La trilogia della Atwood condivide con Black Mirror la critica alla società in cui l’immagine diventa uno dei valori più importanti, quella a un’evoluzione tecnologica che smette di porsi delle domande etiche, accecata dalla sete del possibile più che regolamentata dalla ricerca del giusto.
Kim Bo-young
Spostandoci dal continente americano a quello asiatico, merita sicuramente una menzione la raccolta di racconti L’origine delle specie di Kim Bo-young. L’autrice nata nel 1975 è un nome di rilievo da anni per la fantascienza sudcoreana, grazie a storie che spesso sfociano nel mito e nel fantastico.

“L’origine delle specie”
Alice 02.12.2023, 14:40
Contenuto audio
Sebbene in molti racconti possa sembrare l’autrice più distante dal mondo di Black Mirror, mi sono spesso trovato a provare sensazioni di smarrimento simili leggendo la sua opera: Kim Bo-young condivide con la serie TV la capacità di sovvertire le aspettative del lettore e creare uno straniamento che porta a vedere la realtà sotto una prospettiva diversa. Il racconto eponimo della raccolta ci porta in un mondo in cui non esistono forme di vita a base di carbonio, ma solo robot, che vivono la loro “vita” in una società ignara di cosa ci fosse prima di lei sulla Terra.
Ted Chiang

Ted Chiang, 2016
Ultimo – ma sicuramente non per importanza – un nome che i più avvezzi alla letteratura fantascientifica hanno sicuramente già incontrato: Ted Chiang. I suoi Storie della tua vita e Respiro sono due raccolte imprescindibili per gli amanti della narrativa fantastico-fantascientifica. Nel caso dell’autore statunitense, il legame con Black Mirror si mostra soprattutto nell’originalità tematica. Le sue storie, sempre profondamente umane, ci confrontano con i paradossi e le sfide che potremmo incontrare con le evoluzioni tecnologiche, trattate con estremo rigore scientifico e teorico, oltre che permeate di riflessioni filosofiche. Il suo racconto Storia della tua vita è stato la base del film Arrival di Denis Villeneuve.

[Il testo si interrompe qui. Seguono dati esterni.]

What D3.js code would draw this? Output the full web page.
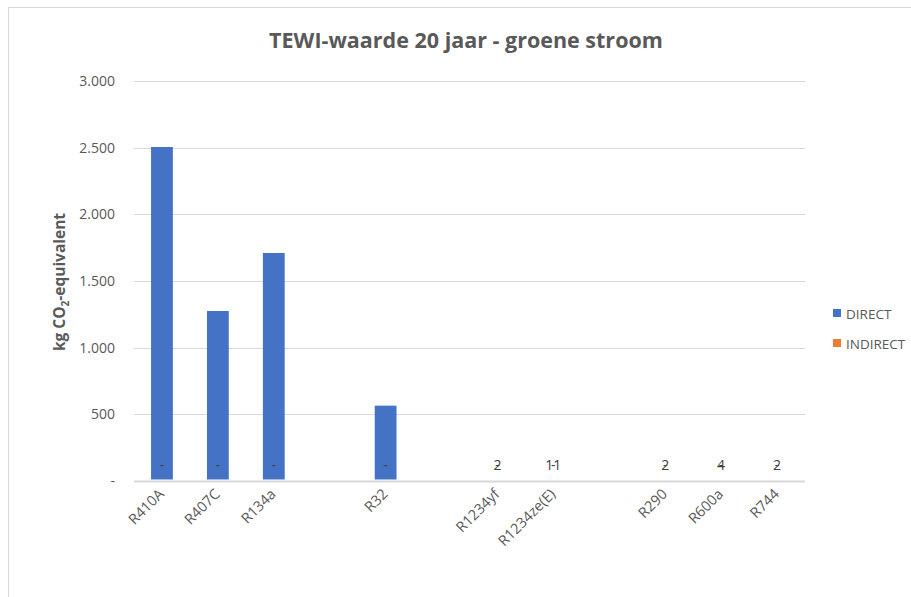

Ci sarebbero altri nomi da menzionare, come quello della giapponese Sayaka Murata con i racconti di Parti e Omicidi o di Lin Hsin-hui, con il suo Intimità senza contatto, ma i primi quattro citati sono quelli che più di altri mi hanno dato quelle vibrazioni, che per farla breve definiamo Black Mirror. Spero che chiunque cerchi di nuovo quella stessa sensazione possa trovarla, oltre che davanti allo schermo, anche in qualche lettura. Almeno fino all’uscita della prossima stagione.